Perhaps the most flamboyant escape was made by Wolfgang Engels, a former East German soldier who, in 1963, stole an armoured personnel carrier and drove it straight at the Wall, yelling to onlookers ‘I’m getting out of here to the West, anyone want to come along?’ His vehicle only smashed halfway through the border, and Engels was shot while clambering out. Incredibly, he survived the hail of bullets and was pulled to safety by some drinkers from a West Berlin bar. ‘Half of them were plastered, but if they hadn’t been having a booze-up I’d never have made it,’ Engels said later.
The Wall became a widely despised symbol of the deadlock of the superpowers. In 1987, US President Ronald Reagan focused on it in one of the most famous speeches of the Cold War, saying ‘Mr Gorbachev, tear down this Wall!’ But, when the fall finally came, it was a messy, almost accidental affair. In November 1989, after political unrest forced East Germany to slacken its travel restrictions, a mundane press conference given by East German official Gunter Schabowski suddenly became a lot more interesting when he blurted out that, as far as he knew, citizens could leave East Germany ‘immediately, right away’.

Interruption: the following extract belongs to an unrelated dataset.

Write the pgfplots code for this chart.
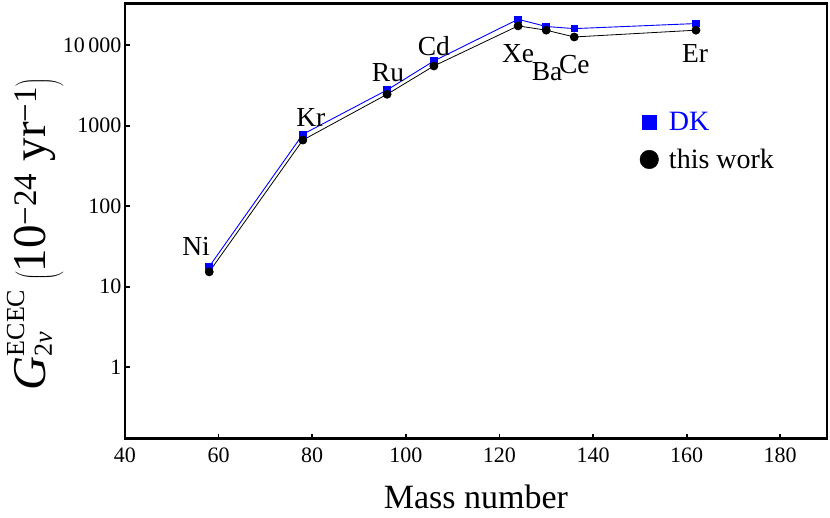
\documentclass[border=0pt]{standalone}
\usepackage{fontspec}
\setmainfont{Liberation Serif}
\usepackage{pgfplots}
\pgfplotsset{compat=1.18}

\begin{document}
\begin{tikzpicture}
\begin{axis}[
  scale only axis, width=702pt, height=435.4pt,
  xmin=40, xmax=190, ymode=log, ymin=0.13, ymax=33000,
  xtick={40,60,...,180},
  ytick={1,10,100,1000,10000},
  yticklabels={1,10,100,1000,10\,000},
  xminorticks=false, yminorticks=false,
  axis line style={line width=2.6pt},
  tick style={line width=1.8pt, black},
  major tick length=5pt, tick align=inside,
  xtick pos=lower, ytick pos=left,
  tick label style={font=\fontsize{22}{26}\selectfont},
  xticklabel style={yshift=-6pt},
  /pgf/number format/assume math mode=true,
  xlabel={Mass number},
  xlabel style={font=\fontsize{34}{40}\selectfont, at={(axis description cs:0.5,-0.161)}, anchor=base},
  ylabel={$\mbox{\itshape G}^{\mbox{\fontsize{26}{28}\selectfont ECEC}}_{\mbox{\fontsize{26}{28}\selectfont 2\itshape ν}}\,\left(\mbox{10\textsuperscript{−24} yr\textsuperscript{−1}}\right)$},
  ylabel style={font=\fontsize{47}{50}\selectfont, at={(axis description cs:-0.128,0.47)}, anchor=center, rotate=0},
  legend image code/.code={\path (2.7pt,0pt) (29.5pt,0pt); \draw[mark repeat=2,mark phase=2,#1] plot coordinates {(0pt,0pt) (12pt,0pt) (24pt,0pt)};},
  legend style={at={(axis description cs:0.733,0.755)}, anchor=north west, draw=none, fill=none,
    font=\fontsize{28}{33}\selectfont, inner sep=0pt, row sep=13pt},
  legend cell align=left,
]
\addplot[blue, line width=0.9pt, mark=square*, mark size=3.3pt, forget plot] coordinates {
 (58,17.8) (78,780) (96,2770) (106,6350) (124,20900) (130,17000) (136,16000) (162,18500)};
\addplot[black, line width=0.8pt, mark=*, mark size=4pt, forget plot] coordinates {
 (58,15.3) (78,662) (96,2450) (106,5500) (124,17300) (130,15300) (136,12600) (162,15300)};
\addlegendimage{only marks, mark=square*, blue, mark size=7pt}
\addlegendentry{\textcolor{blue}{DK}}
\addlegendimage{only marks, mark=*, black, mark size=9.3pt}
\addlegendentry{this work}
\begin{scope}[every node/.style={font=\fontsize{27.5}{30}\selectfont}]
\node at (axis cs:55.2,32) {Ni};
\node at (axis cs:79.7,1250) {Kr};
\node at (axis cs:96.2,4590) {Ru};
\node at (axis cs:106,9800) {Cd};
\node at (axis cs:124,7800) {Xe};
\node at (axis cs:130.2,4660) {Ba};
\node at (axis cs:136,5700) {Ce};
\node at (axis cs:161.8,7800) {Er};
\end{scope}
\end{axis}
\pgfresetboundingbox
\path[use as bounding box] ([xshift=-125pt,yshift=-79.3pt]current axis.south west) rectangle ([xshift=3pt,yshift=3.3pt]current axis.north east);
\end{tikzpicture}
\end{document}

Other East German officials had apparently intended this news to be dispensed in a more gradual, orderly way, so East Germans could apply for exit visas. But Schabowski’s clumsy, befuddled announcement opened the floodgates, and before long the people of East Berlin were massed at the Wall, much to the surprise of the border guards. Overwhelmed, the East Berlin authorities opened the checkpoints, and, on 9 November 1989, ecstatic street celebrations marked the end of a bitter era in modern European history.